Elsewhere, Asian equities opened stronger on the back of Powell’s dovish lean, suggesting the Fed’s posture is still the single most important variable in global capital flows. For Europe, the weekend’s coverage emphasized structural questions about whether reshoring chips and supply chains is feasible (or fantasy) given costs and scale.

D.C. in the Driver’s Seat

D.C. politics are increasingly bleeding into the economy. Trump’s move to convert Chips Act funding into a government equity stake in Intel has unsettled markets, with even conservatives noting the shift toward interventionist policy. At the same time, immigration policy is reshaping the labor force. Stricter enforcement has reduced the flow of workers, temporarily supporting low unemployment but raising risks for industries that depend on immigrant labor. Layer on a job market that looks steady on the surface but is quietly stagnating with low layoffs, weak hiring, and the foundation for growth looks shakier than headlines suggest.

Meanwhile, Trump has turned his fire toward the press, singling out ABC and NBC and threatening their FCC licenses in a late-night tirade. The mix of economic intervention, immigration pressure, labor-market fragility, and media intimidation underscores the unpredictability coming out of Washington. For markets, that blend of uncertainty is as much a driver of risk sentiment as tariffs or Fed policy.

Friday’s Chart Check: The Market, Upside Down

Friday’s chart was a bit of a ruse. The chart provided was the Nasdaq daily over the past year but inverted. In other words, if you think this chart looks like a buy, what you’re really saying is that the Nasdaq itself is a sell, and vice versa.

It’s an experiment in perspective. Inverting the chart strips away the bullish narrative that’s been running hot all year and forces you to look at the pattern with fresh eyes. That “support” you think looks solid? In reality, it’s resistance on the actual Nasdaq chart. That “breakout” you’re tempted to chase? In real life, it’s a breakdown.

The point isn’t to trick anyone, it’s to highlight how much of technical analysis is psychology.
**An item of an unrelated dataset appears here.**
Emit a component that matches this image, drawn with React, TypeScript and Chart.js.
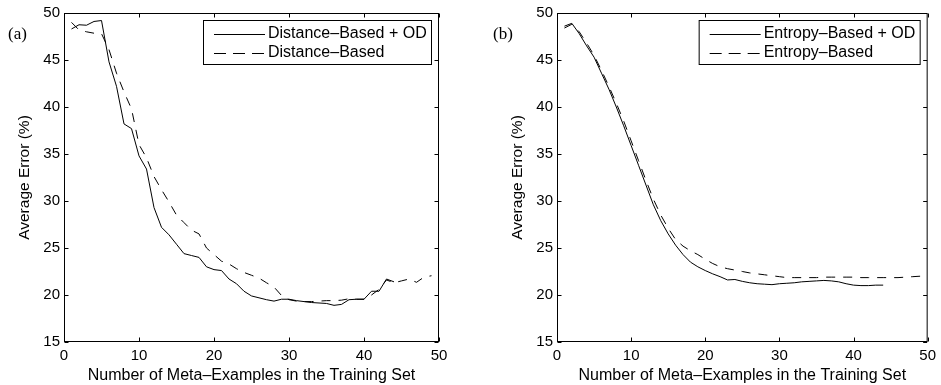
import React, { useEffect, useRef } from "react";
import { Chart, registerables } from "chart.js";

Chart.register(...registerables);

// ---------- data ----------
const xTickValues = [0, 10, 20, 30, 40, 50];
const yTickValues = [15, 20, 25, 30, 35, 40, 45, 50];
const xTitle = "Number of Meta\u2013Examples in the Training Set";
const yTitle = "Average Error (%)";

const labelsA = ["Distance\u2013Based + OD", "Distance\u2013Based"];
const labelsB = ["Entropy\u2013Based + OD", "Entropy\u2013Based"];

// x = 1..44
const distanceOD = [
  48.3, 48.75, 48.7, 49.1, 49.2, 44.8, 42.2, 38.2, 37.7, 34.8,
  33.4, 29.3, 27.2, 26.4, 25.4, 24.4, 24.2, 24.0, 23.0, 22.7,
  22.6, 21.7, 21.2, 20.4, 19.9, 19.7, 19.5, 19.35, 19.55, 19.55,
  19.4, 19.3, 19.2, 19.15, 19.1, 18.9, 19.0, 19.5, 19.55, 19.55,
  20.4, 20.4, 21.7, 21.4,
];
// x = 1..49
const distanceBase = [
  49.0, 48.2, 48.0, 47.85, 47.8, 46.1, 43.6, 41.6, 39.8, 36.0,
  34.6, 32.6, 31.2, 29.9, 28.5, 27.7, 26.9, 26.5, 25.0, 24.3,
  23.6, 23.3, 22.8, 22.4, 22.1, 21.8, 21.3, 20.85, 19.95, 19.5,
  19.35, 19.3, 19.3, 19.35, 19.4, 19.4, 19.45, 19.6, 19.55, 19.55,
  20.0, 20.6, 21.6, 21.3, 21.5, 21.7, 21.35, 21.9, 22.05,
];
// x = 1..44
const entropyOD = [
  48.6, 48.9, 47.8, 46.5, 45.3, 43.6, 41.9, 40.0, 38.0, 35.9,
  33.8, 31.7, 29.6, 27.9, 26.5, 25.3, 24.3, 23.5, 23.0, 22.6,
  22.25, 21.95, 21.6, 21.65, 21.45, 21.3, 21.2, 21.15, 21.1, 21.2,
  21.25, 21.3, 21.4, 21.45, 21.5, 21.55, 21.5, 21.4, 21.2, 21.05,
  21.0, 21.0, 21.05, 21.05,
];
// x = 1..49
const entropyBase = [
  48.4, 48.8, 48.0, 46.8, 45.5, 43.9, 42.2, 40.4, 38.5, 36.4,
  34.3, 32.2, 30.2, 28.5, 27.1, 25.9, 25.2, 24.7, 24.3, 23.8,
  23.35, 23.0, 22.8, 22.65, 22.5, 22.35, 22.25, 22.15, 22.05, 21.95,
  21.85, 21.85, 21.85, 21.85, 21.85, 21.9, 21.9, 21.9, 21.9, 21.9,
  21.85, 21.85, 21.85, 21.85, 21.85, 21.85, 21.9, 21.95, 22.0,
];

const SANS = '"Liberation Sans", Arial, Helvetica, sans-serif';
const SERIF = '"Liberation Serif", "Times New Roman", serif';

const toPoints = (arr: number[]) => arr.map((v, i) => ({ x: i + 1, y: v }));

const matlabPlugin = {
  id: "matlab",
  afterDraw(chart: any, _args: any, opts: any) {
    const { ctx, chartArea } = chart;
    const { left, right, top, bottom } = chartArea;
    const xs = chart.scales.x;
    const ys = chart.scales.y;
    ctx.save();
    ctx.strokeStyle = "#000";
    ctx.lineWidth = 1;
    ctx.setLineDash([]);
    const L = left + 0.5;
    const R = right - 0.5;
    const T = top + 0.5;
    const B = bottom - 0.5;
    ctx.strokeRect(L, T, R - L, B - T);
    const tl = 4;
    ctx.beginPath();
    xs.ticks.forEach((t: any) => {
      const p = Math.round(xs.getPixelForValue(t.value)) + 0.5;
      ctx.moveTo(p, B);
      ctx.lineTo(p, B - tl);
      ctx.moveTo(p, T);
      ctx.lineTo(p, T + tl);
    });
    ys.ticks.forEach((t: any) => {
      const p = Math.round(ys.getPixelForValue(t.value)) + 0.5;
      ctx.moveTo(L, p);
      ctx.lineTo(L + tl, p);
      ctx.moveTo(R, p);
      ctx.lineTo(R - tl, p);
    });
    ctx.stroke();

    // legend
    ctx.font = `16px ${SANS}`;
    const items = chart.data.datasets.map((d: any, i: number) => ({
      label: d.label,
      dash: opts.legendDash[i],
    }));
    const maxW = Math.max(...items.map((it: any) => ctx.measureText(it.label).width));
    const boxW = Math.round(65 + maxW + 4);
    const boxR = right - 8;
    const boxL = boxR - boxW;
    const boxT = top + 7;
    const boxH = 44;
    ctx.fillStyle = "#fff";
    ctx.fillRect(boxL, boxT, boxW, boxH);
    ctx.strokeRect(boxL + 0.5, boxT + 0.5, boxW, boxH);
    items.forEach((it: any, i: number) => {
      const yy = boxT + 14.5 + i * 19;
      ctx.beginPath();
      ctx.setLineDash(it.dash);
      ctx.moveTo(boxL + 11, yy);
      ctx.lineTo(boxL + 62, yy);
      ctx.stroke();
      ctx.setLineDash([]);
      ctx.fillStyle = "#000";
      ctx.textBaseline = "middle";
      ctx.textAlign = "left";
      ctx.fillText(it.label, boxL + 65, yy - 0.5);
    });

    // panel label
    ctx.font = `17px ${SERIF}`;
    ctx.textBaseline = "alphabetic";
    ctx.fillStyle = "#000";
    ctx.fillText(opts.panelLabel, opts.panelLabelX, 39);
    ctx.restore();
  },
};

interface PanelProps {
  left: number;
  width: number;
  padLeft: number;
  padRight: number;
  solid: number[];
  dashed: number[];
  labels: string[];
  panelLabel: string;
  panelLabelX: number;
}

function Panel(props: PanelProps) {
  const ref = useRef<HTMLCanvasElement | null>(null);
  useEffect(() => {
    if (!ref.current) return;
    const tickFont = { family: SANS, size: 15 };
    const chart = new Chart(ref.current, {
      type: "line",
      data: {
        datasets: [
          {
            label: props.labels[0],
            data: toPoints(props.solid),
            borderColor: "#000",
            borderWidth: 1,
            pointRadius: 0,
            tension: 0,
            fill: false,
          },
          {
            label: props.labels[1],
            data: toPoints(props.dashed),
            borderColor: "#000",
            borderWidth: 1,
            borderDash: [9, 8],
            pointRadius: 0,
            tension: 0,
            fill: false,
          },
        ],
      },
      options: {
        animation: false,
        responsive: false,
        layout: { padding: { left: props.padLeft, right: props.padRight, top: 11, bottom: 0 } },
        plugins: {
          legend: { display: false },
          tooltip: { enabled: false },
          matlab: {
            legendDash: [[], [12, 7]],
            panelLabel: props.panelLabel,
            panelLabelX: props.panelLabelX,
          },
        } as any,
        scales: {
          x: {
            type: "linear",
            min: 0,
            max: 50,
            afterBuildTicks: (s: any) => {
              s.ticks = xTickValues.map((v) => ({ value: v }));
            },
            grid: { display: false, drawTicks: false },
            border: { display: false },
            ticks: { font: tickFont, color: "#000", padding: 5, maxRotation: 0, autoSkip: false },
            title: {
              display: true,
              text: xTitle,
              color: "#000",
              font: { family: SANS, size: 16 },
              padding: { top: 0, bottom: 0 },
            },
            afterFit: (s: any) => {
              s.height = 43;
            },
          },
          y: {
            type: "linear",
            min: 15,
            max: 50,
            afterBuildTicks: (s: any) => {
              s.ticks = yTickValues.map((v) => ({ value: v }));
            },
            grid: { display: false, drawTicks: false },
            border: { display: false },
            ticks: { font: tickFont, color: "#000", padding: 4, autoSkip: false },
            title: {
              display: true,
              text: yTitle,
              color: "#000",
              font: { family: SANS, size: 15.5 },
              padding: { top: 15.4, bottom: 0 },
            },
            afterFit: (s: any) => {
              s.width = 64;
            },
          },
        },
      } as any,
      plugins: [matlabPlugin],
    });
    return () => chart.destroy();
  }, []);
  return (
    <canvas
      ref={ref}
      width={props.width}
      height={385}
      style={{ position: "absolute", left: props.left, top: 0, width: props.width, height: 385 }}
    />
  );
}

export default function App() {
  return (
    <div style={{ position: "absolute", left: 0, top: 0, width: 941, height: 385, background: "#fff" }}>
      <Panel
        left={0}
        width={470}
        padLeft={0}
        padRight={31}
        solid={distanceOD}
        dashed={distanceBase}
        labels={labelsA}
        panelLabel="(a)"
        panelLabelX={8}
      />
      <Panel
        left={470}
        width={471}
        padLeft={23}
        padRight={11}
        solid={entropyOD}
        dashed={entropyBase}
        labels={labelsB}
        panelLabel="(b)"
        panelLabelX={23}
      />
    </div>
  );
}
Sometimes turning the market upside down is the best way to check your bias.

Economic Data - Monday, August 25

  • Chicago Fed National Activity Index

  • New Home Sales

  • Dallas Fed Manufacturing Index

Earnings - Monday, August 25

  • PDD

Overnight Markets

  •  Asia: Nikkei 0.41%, Shanghai 1.51%

  • Europe: FTSE 0.13%, DAX -0.22%

U.S. Pre-Market

Final Thoughts

Markets ended last week euphoric, with Powell giving just enough to keep the easing narrative alive. But the runway into September is still data-heavy, and concentration risks in tech leave equities exposed if Nvidia falters. For now, the bias is bullish, but watch sentiment closely. A Fed pivot can carry stocks higher, but if consumer spending cracks or AI hype fades, the market may need to reassess how durable this rally really is.